• Task inputs
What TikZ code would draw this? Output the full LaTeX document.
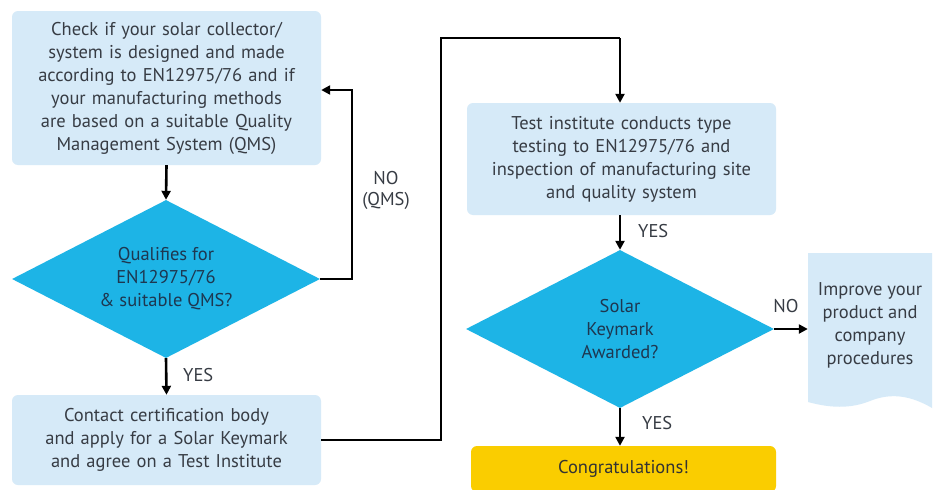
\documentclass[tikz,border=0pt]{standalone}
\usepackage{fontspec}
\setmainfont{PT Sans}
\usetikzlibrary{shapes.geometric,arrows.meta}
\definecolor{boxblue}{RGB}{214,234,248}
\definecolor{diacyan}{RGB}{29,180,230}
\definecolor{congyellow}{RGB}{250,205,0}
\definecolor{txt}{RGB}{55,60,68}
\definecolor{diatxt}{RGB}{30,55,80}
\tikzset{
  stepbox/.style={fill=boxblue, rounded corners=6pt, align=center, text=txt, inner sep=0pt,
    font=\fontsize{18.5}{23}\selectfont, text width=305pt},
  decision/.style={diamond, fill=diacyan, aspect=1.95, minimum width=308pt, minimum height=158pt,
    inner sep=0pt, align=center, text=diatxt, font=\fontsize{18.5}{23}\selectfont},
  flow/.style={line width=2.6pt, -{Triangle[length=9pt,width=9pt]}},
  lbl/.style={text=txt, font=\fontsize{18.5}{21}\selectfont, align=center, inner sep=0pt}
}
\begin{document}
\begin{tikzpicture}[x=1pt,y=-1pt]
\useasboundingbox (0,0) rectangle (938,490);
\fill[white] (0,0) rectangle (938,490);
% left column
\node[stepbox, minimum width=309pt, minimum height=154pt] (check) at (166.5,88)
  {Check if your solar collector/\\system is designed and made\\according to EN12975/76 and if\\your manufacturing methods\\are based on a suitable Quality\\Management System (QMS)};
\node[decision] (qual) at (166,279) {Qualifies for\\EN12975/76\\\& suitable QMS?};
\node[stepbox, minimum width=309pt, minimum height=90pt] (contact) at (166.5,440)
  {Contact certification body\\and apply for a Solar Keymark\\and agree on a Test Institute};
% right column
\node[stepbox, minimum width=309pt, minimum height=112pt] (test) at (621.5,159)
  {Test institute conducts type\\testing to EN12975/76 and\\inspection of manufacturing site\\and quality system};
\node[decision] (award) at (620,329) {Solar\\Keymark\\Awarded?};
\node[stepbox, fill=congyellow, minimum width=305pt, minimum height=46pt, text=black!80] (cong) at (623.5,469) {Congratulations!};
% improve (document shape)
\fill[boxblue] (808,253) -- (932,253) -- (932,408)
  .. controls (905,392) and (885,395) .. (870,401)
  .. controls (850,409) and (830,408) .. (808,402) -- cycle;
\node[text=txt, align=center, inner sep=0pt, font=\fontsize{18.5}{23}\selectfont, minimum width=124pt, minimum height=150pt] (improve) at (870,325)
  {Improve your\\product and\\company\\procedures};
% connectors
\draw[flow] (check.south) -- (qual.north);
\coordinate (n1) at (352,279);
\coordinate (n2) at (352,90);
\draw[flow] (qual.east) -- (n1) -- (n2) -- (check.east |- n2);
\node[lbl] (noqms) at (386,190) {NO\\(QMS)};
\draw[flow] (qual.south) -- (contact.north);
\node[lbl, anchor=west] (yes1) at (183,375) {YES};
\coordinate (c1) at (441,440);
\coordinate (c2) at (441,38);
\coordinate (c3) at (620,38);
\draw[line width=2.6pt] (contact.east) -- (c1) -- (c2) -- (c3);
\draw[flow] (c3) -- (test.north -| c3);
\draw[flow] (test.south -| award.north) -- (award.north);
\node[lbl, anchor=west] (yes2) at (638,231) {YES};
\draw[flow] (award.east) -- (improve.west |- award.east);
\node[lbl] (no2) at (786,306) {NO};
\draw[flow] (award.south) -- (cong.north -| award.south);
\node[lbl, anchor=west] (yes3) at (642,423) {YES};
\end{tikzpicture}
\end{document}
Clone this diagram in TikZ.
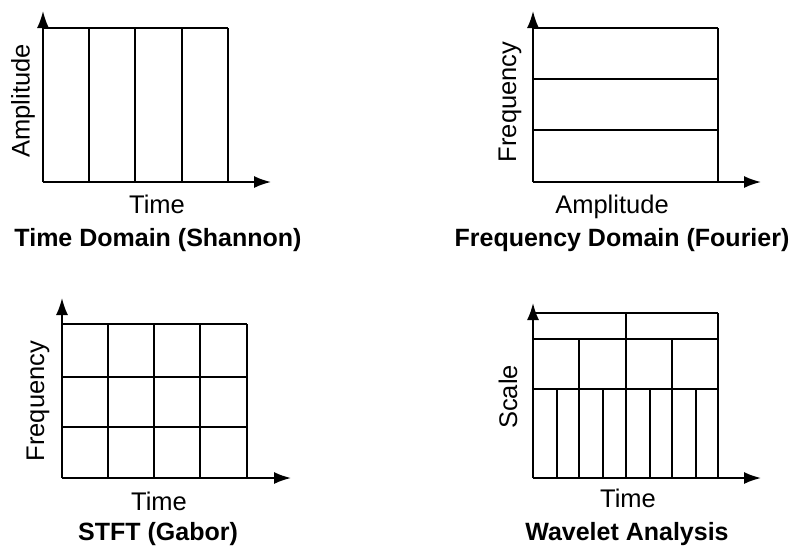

• Work to complete
Transcribe the material as is, with images omitted.

• Output
What TikZ code would draw this? Output the full LaTeX document.
\documentclass[tikz,border=0pt]{standalone}
\usepackage{fontspec}
\setmainfont{PT Sans}
\usetikzlibrary{shapes.geometric,arrows.meta}
\definecolor{boxblue}{RGB}{214,234,248}
\definecolor{diacyan}{RGB}{29,180,230}
\definecolor{congyellow}{RGB}{250,205,0}
\definecolor{txt}{RGB}{55,60,68}
\definecolor{diatxt}{RGB}{30,55,80}
\tikzset{
  stepbox/.style={fill=boxblue, rounded corners=6pt, align=center, text=txt, inner sep=0pt,
    font=\fontsize{18.5}{23}\selectfont, text width=305pt},
  decision/.style={diamond, fill=diacyan, aspect=1.95, minimum width=308pt, minimum height=158pt,
    inner sep=0pt, align=center, text=diatxt, font=\fontsize{18.5}{23}\selectfont},
  flow/.style={line width=2.6pt, -{Triangle[length=9pt,width=9pt]}},
  lbl/.style={text=txt, font=\fontsize{18.5}{21}\selectfont, align=center, inner sep=0pt}
}
\begin{document}
\begin{tikzpicture}[x=1pt,y=-1pt]
\useasboundingbox (0,0) rectangle (938,490);
\fill[white] (0,0) rectangle (938,490);
% left column
\node[stepbox, minimum width=309pt, minimum height=154pt] (check) at (166.5,88)
  {Check if your solar collector/\\system is designed and made\\according to EN12975/76 and if\\your manufacturing methods\\are based on a suitable Quality\\Management System (QMS)};
\node[decision] (qual) at (166,279) {Qualifies for\\EN12975/76\\\& suitable QMS?};
\node[stepbox, minimum width=309pt, minimum height=90pt] (contact) at (166.5,440)
  {Contact certification body\\and apply for a Solar Keymark\\and agree on a Test Institute};
% right column
\node[stepbox, minimum width=309pt, minimum height=112pt] (test) at (621.5,159)
  {Test institute conducts type\\testing to EN12975/76 and\\inspection of manufacturing site\\and quality system};
\node[decision] (award) at (620,329) {Solar\\Keymark\\Awarded?};
\node[stepbox, fill=congyellow, minimum width=305pt, minimum height=46pt, text=black!80] (cong) at (623.5,469) {Congratulations!};
% improve (document shape)
\fill[boxblue] (808,253) -- (932,253) -- (932,408)
  .. controls (905,392) and (885,395) .. (870,401)
  .. controls (850,409) and (830,408) .. (808,402) -- cycle;
\node[text=txt, align=center, inner sep=0pt, font=\fontsize{18.5}{23}\selectfont, minimum width=124pt, minimum height=150pt] (improve) at (870,325)
  {Improve your\\product and\\company\\procedures};
% connectors
\draw[flow] (check.south) -- (qual.north);
\coordinate (n1) at (352,279);
\coordinate (n2) at (352,90);
\draw[flow] (qual.east) -- (n1) -- (n2) -- (check.east |- n2);
\node[lbl] (noqms) at (386,190) {NO\\(QMS)};
\draw[flow] (qual.south) -- (contact.north);
\node[lbl, anchor=west] (yes1) at (183,375) {YES};
\coordinate (c1) at (441,440);
\coordinate (c2) at (441,38);
\coordinate (c3) at (620,38);
\draw[line width=2.6pt] (contact.east) -- (c1) -- (c2) -- (c3);
\draw[flow] (c3) -- (test.north -| c3);
\draw[flow] (test.south -| award.north) -- (award.north);
\node[lbl, anchor=west] (yes2) at (638,231) {YES};
\draw[flow] (award.east) -- (improve.west |- award.east);
\node[lbl] (no2) at (786,306) {NO};
\draw[flow] (award.south) -- (cong.north -| award.south);
\node[lbl, anchor=west] (yes3) at (642,423) {YES};
\end{tikzpicture}
\end{document}
Clone this diagram in TikZ.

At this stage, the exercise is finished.